» DATASET EXCERPT:
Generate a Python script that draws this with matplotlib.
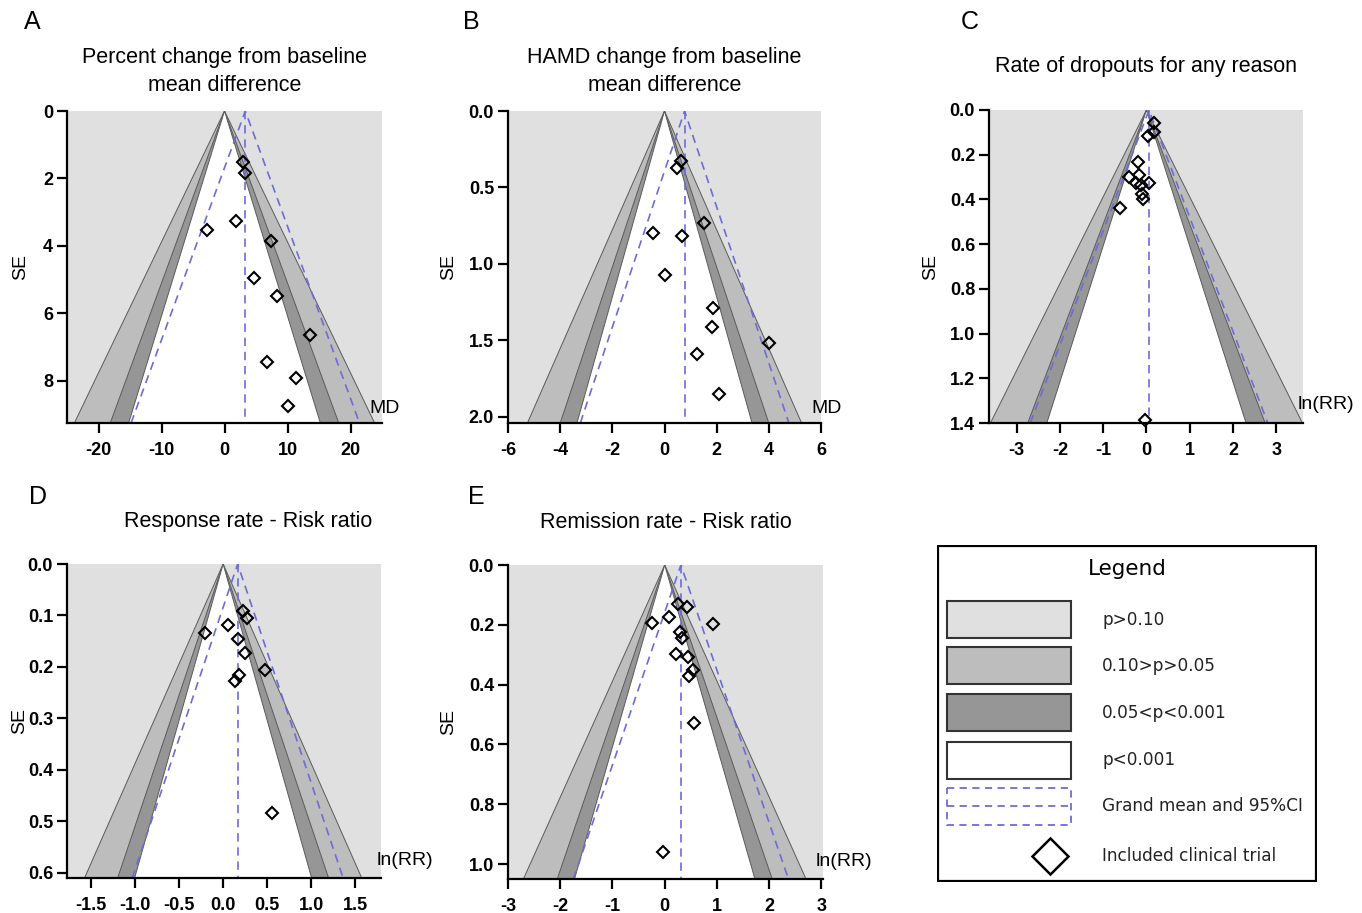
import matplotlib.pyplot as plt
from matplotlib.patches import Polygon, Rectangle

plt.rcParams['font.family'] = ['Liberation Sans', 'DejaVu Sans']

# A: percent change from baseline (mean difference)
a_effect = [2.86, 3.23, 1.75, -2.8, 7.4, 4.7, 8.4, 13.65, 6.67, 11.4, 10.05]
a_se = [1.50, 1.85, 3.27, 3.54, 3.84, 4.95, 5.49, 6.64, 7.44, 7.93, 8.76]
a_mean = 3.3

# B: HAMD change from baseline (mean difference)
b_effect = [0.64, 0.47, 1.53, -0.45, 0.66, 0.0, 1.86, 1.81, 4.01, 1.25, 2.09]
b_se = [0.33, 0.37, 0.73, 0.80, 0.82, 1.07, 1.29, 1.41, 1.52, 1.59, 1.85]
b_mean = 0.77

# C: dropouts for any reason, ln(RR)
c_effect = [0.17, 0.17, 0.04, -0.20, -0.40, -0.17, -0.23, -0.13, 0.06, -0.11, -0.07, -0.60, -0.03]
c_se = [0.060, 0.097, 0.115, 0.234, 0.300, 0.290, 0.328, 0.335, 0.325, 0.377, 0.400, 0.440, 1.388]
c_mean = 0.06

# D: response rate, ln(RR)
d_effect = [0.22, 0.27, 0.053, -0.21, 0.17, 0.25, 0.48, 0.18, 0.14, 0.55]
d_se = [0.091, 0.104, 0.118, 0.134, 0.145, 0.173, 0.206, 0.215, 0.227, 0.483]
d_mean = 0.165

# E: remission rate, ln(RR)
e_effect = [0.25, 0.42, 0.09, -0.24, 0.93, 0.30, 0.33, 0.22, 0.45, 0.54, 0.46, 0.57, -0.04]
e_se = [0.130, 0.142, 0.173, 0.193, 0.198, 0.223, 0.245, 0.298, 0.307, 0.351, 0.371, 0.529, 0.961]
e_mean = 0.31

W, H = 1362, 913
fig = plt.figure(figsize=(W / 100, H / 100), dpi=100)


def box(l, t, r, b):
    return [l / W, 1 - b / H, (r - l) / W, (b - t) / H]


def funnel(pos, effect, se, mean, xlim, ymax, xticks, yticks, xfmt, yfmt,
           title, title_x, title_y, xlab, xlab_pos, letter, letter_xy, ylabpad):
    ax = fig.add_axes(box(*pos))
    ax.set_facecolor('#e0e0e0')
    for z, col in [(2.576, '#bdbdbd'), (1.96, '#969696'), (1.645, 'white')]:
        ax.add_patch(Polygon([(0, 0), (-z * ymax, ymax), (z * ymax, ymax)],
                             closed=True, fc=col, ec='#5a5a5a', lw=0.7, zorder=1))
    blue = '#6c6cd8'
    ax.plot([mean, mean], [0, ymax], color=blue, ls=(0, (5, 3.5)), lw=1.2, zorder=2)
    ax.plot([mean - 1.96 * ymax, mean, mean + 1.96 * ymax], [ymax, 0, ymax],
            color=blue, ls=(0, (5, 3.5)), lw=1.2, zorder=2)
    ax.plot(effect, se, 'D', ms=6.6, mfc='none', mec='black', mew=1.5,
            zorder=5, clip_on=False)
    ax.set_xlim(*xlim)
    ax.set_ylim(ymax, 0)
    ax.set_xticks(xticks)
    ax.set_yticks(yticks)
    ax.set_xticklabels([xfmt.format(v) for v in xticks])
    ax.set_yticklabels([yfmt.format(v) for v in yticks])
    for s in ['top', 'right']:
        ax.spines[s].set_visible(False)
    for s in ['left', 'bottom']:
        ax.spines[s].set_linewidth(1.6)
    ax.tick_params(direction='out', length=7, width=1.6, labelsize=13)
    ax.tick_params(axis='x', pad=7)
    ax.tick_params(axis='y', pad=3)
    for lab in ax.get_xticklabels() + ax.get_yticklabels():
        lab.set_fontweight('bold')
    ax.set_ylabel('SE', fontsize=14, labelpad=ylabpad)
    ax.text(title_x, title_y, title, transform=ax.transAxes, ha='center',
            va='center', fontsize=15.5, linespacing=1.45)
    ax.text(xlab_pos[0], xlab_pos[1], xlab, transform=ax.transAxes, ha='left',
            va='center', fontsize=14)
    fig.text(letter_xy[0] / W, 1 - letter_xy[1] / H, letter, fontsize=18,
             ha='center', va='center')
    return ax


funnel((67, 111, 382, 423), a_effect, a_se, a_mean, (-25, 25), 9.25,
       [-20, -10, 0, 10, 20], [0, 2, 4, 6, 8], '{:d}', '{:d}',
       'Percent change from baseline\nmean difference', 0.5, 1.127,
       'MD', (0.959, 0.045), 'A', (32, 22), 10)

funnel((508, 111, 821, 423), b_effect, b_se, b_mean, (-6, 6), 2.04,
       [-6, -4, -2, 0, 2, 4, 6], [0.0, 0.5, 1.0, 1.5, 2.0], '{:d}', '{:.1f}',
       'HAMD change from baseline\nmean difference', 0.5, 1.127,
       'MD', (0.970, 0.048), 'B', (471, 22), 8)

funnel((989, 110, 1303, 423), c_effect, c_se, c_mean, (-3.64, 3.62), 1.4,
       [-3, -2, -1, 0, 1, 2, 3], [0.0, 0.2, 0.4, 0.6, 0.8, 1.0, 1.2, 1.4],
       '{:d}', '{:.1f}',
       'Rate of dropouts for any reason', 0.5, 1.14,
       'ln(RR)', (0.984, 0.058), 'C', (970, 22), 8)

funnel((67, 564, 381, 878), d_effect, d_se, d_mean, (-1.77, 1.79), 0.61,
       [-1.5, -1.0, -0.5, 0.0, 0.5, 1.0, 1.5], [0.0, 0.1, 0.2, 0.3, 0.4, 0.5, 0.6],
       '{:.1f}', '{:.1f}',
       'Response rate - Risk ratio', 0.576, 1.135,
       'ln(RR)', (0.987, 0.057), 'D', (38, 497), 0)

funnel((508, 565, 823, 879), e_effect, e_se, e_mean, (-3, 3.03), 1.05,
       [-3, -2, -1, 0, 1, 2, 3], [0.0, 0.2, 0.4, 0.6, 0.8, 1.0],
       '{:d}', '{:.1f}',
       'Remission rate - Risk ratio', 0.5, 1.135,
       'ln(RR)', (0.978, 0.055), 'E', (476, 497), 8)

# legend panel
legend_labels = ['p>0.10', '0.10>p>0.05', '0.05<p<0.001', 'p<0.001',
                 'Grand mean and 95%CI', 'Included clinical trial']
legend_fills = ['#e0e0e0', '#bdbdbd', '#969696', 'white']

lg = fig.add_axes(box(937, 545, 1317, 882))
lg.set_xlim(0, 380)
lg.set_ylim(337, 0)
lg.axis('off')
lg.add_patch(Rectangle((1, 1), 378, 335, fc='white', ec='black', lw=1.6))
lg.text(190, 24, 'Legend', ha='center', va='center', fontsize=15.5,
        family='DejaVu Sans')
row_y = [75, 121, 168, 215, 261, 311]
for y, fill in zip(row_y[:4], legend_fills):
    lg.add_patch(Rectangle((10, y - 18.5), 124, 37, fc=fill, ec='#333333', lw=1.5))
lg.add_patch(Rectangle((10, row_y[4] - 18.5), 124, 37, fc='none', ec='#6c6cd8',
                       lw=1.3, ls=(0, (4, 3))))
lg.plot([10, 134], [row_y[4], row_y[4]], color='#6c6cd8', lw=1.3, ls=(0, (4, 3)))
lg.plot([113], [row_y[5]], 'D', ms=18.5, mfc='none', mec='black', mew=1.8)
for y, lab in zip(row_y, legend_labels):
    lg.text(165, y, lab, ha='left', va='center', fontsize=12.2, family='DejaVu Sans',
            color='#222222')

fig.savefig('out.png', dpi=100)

» TO BE DONE: Pictures excluded, quote all the data above exactly.

» REPLY TO THE TASK:
Generate a Python script that draws this with matplotlib.
import matplotlib.pyplot as plt
from matplotlib.patches import Polygon, Rectangle

plt.rcParams['font.family'] = ['Liberation Sans', 'DejaVu Sans']

# A: percent change from baseline (mean difference)
a_effect = [2.86, 3.23, 1.75, -2.8, 7.4, 4.7, 8.4, 13.65, 6.67, 11.4, 10.05]
a_se = [1.50, 1.85, 3.27, 3.54, 3.84, 4.95, 5.49, 6.64, 7.44, 7.93, 8.76]
a_mean = 3.3

# B: HAMD change from baseline (mean difference)
b_effect = [0.64, 0.47, 1.53, -0.45, 0.66, 0.0, 1.86, 1.81, 4.01, 1.25, 2.09]
b_se = [0.33, 0.37, 0.73, 0.80, 0.82, 1.07, 1.29, 1.41, 1.52, 1.59, 1.85]
b_mean = 0.77

# C: dropouts for any reason, ln(RR)
c_effect = [0.17, 0.17, 0.04, -0.20, -0.40, -0.17, -0.23, -0.13, 0.06, -0.11, -0.07, -0.60, -0.03]
c_se = [0.060, 0.097, 0.115, 0.234, 0.300, 0.290, 0.328, 0.335, 0.325, 0.377, 0.400, 0.440, 1.388]
c_mean = 0.06

# D: response rate, ln(RR)
d_effect = [0.22, 0.27, 0.053, -0.21, 0.17, 0.25, 0.48, 0.18, 0.14, 0.55]
d_se = [0.091, 0.104, 0.118, 0.134, 0.145, 0.173, 0.206, 0.215, 0.227, 0.483]
d_mean = 0.165

# E: remission rate, ln(RR)
e_effect = [0.25, 0.42, 0.09, -0.24, 0.93, 0.30, 0.33, 0.22, 0.45, 0.54, 0.46, 0.57, -0.04]
e_se = [0.130, 0.142, 0.173, 0.193, 0.198, 0.223, 0.245, 0.298, 0.307, 0.351, 0.371, 0.529, 0.961]
e_mean = 0.31

W, H = 1362, 913
fig = plt.figure(figsize=(W / 100, H / 100), dpi=100)


def box(l, t, r, b):
    return [l / W, 1 - b / H, (r - l) / W, (b - t) / H]


def funnel(pos, effect, se, mean, xlim, ymax, xticks, yticks, xfmt, yfmt,
           title, title_x, title_y, xlab, xlab_pos, letter, letter_xy, ylabpad):
    ax = fig.add_axes(box(*pos))
    ax.set_facecolor('#e0e0e0')
    for z, col in [(2.576, '#bdbdbd'), (1.96, '#969696'), (1.645, 'white')]:
        ax.add_patch(Polygon([(0, 0), (-z * ymax, ymax), (z * ymax, ymax)],
                             closed=True, fc=col, ec='#5a5a5a', lw=0.7, zorder=1))
    blue = '#6c6cd8'
    ax.plot([mean, mean], [0, ymax], color=blue, ls=(0, (5, 3.5)), lw=1.2, zorder=2)
    ax.plot([mean - 1.96 * ymax, mean, mean + 1.96 * ymax], [ymax, 0, ymax],
            color=blue, ls=(0, (5, 3.5)), lw=1.2, zorder=2)
    ax.plot(effect, se, 'D', ms=6.6, mfc='none', mec='black', mew=1.5,
            zorder=5, clip_on=False)
    ax.set_xlim(*xlim)
    ax.set_ylim(ymax, 0)
    ax.set_xticks(xticks)
    ax.set_yticks(yticks)
    ax.set_xticklabels([xfmt.format(v) for v in xticks])
    ax.set_yticklabels([yfmt.format(v) for v in yticks])
    for s in ['top', 'right']:
        ax.spines[s].set_visible(False)
    for s in ['left', 'bottom']:
        ax.spines[s].set_linewidth(1.6)
    ax.tick_params(direction='out', length=7, width=1.6, labelsize=13)
    ax.tick_params(axis='x', pad=7)
    ax.tick_params(axis='y', pad=3)
    for lab in ax.get_xticklabels() + ax.get_yticklabels():
        lab.set_fontweight('bold')
    ax.set_ylabel('SE', fontsize=14, labelpad=ylabpad)
    ax.text(title_x, title_y, title, transform=ax.transAxes, ha='center',
            va='center', fontsize=15.5, linespacing=1.45)
    ax.text(xlab_pos[0], xlab_pos[1], xlab, transform=ax.transAxes, ha='left',
            va='center', fontsize=14)
    fig.text(letter_xy[0] / W, 1 - letter_xy[1] / H, letter, fontsize=18,
             ha='center', va='center')
    return ax


funnel((67, 111, 382, 423), a_effect, a_se, a_mean, (-25, 25), 9.25,
       [-20, -10, 0, 10, 20], [0, 2, 4, 6, 8], '{:d}', '{:d}',
       'Percent change from baseline\nmean difference', 0.5, 1.127,
       'MD', (0.959, 0.045), 'A', (32, 22), 10)

funnel((508, 111, 821, 423), b_effect, b_se, b_mean, (-6, 6), 2.04,
       [-6, -4, -2, 0, 2, 4, 6], [0.0, 0.5, 1.0, 1.5, 2.0], '{:d}', '{:.1f}',
       'HAMD change from baseline\nmean difference', 0.5, 1.127,
       'MD', (0.970, 0.048), 'B', (471, 22), 8)

funnel((989, 110, 1303, 423), c_effect, c_se, c_mean, (-3.64, 3.62), 1.4,
       [-3, -2, -1, 0, 1, 2, 3], [0.0, 0.2, 0.4, 0.6, 0.8, 1.0, 1.2, 1.4],
       '{:d}', '{:.1f}',
       'Rate of dropouts for any reason', 0.5, 1.14,
       'ln(RR)', (0.984, 0.058), 'C', (970, 22), 8)

funnel((67, 564, 381, 878), d_effect, d_se, d_mean, (-1.77, 1.79), 0.61,
       [-1.5, -1.0, -0.5, 0.0, 0.5, 1.0, 1.5], [0.0, 0.1, 0.2, 0.3, 0.4, 0.5, 0.6],
       '{:.1f}', '{:.1f}',
       'Response rate - Risk ratio', 0.576, 1.135,
       'ln(RR)', (0.987, 0.057), 'D', (38, 497), 0)

funnel((508, 565, 823, 879), e_effect, e_se, e_mean, (-3, 3.03), 1.05,
       [-3, -2, -1, 0, 1, 2, 3], [0.0, 0.2, 0.4, 0.6, 0.8, 1.0],
       '{:d}', '{:.1f}',
       'Remission rate - Risk ratio', 0.5, 1.135,
       'ln(RR)', (0.978, 0.055), 'E', (476, 497), 8)

# legend panel
legend_labels = ['p>0.10', '0.10>p>0.05', '0.05<p<0.001', 'p<0.001',
                 'Grand mean and 95%CI', 'Included clinical trial']
legend_fills = ['#e0e0e0', '#bdbdbd', '#969696', 'white']

lg = fig.add_axes(box(937, 545, 1317, 882))
lg.set_xlim(0, 380)
lg.set_ylim(337, 0)
lg.axis('off')
lg.add_patch(Rectangle((1, 1), 378, 335, fc='white', ec='black', lw=1.6))
lg.text(190, 24, 'Legend', ha='center', va='center', fontsize=15.5,
        family='DejaVu Sans')
row_y = [75, 121, 168, 215, 261, 311]
for y, fill in zip(row_y[:4], legend_fills):
    lg.add_patch(Rectangle((10, y - 18.5), 124, 37, fc=fill, ec='#333333', lw=1.5))
lg.add_patch(Rectangle((10, row_y[4] - 18.5), 124, 37, fc='none', ec='#6c6cd8',
                       lw=1.3, ls=(0, (4, 3))))
lg.plot([10, 134], [row_y[4], row_y[4]], color='#6c6cd8', lw=1.3, ls=(0, (4, 3)))
lg.plot([113], [row_y[5]], 'D', ms=18.5, mfc='none', mec='black', mew=1.8)
for y, lab in zip(row_y, legend_labels):
    lg.text(165, y, lab, ha='left', va='center', fontsize=12.2, family='DejaVu Sans',
            color='#222222')

fig.savefig('out.png', dpi=100)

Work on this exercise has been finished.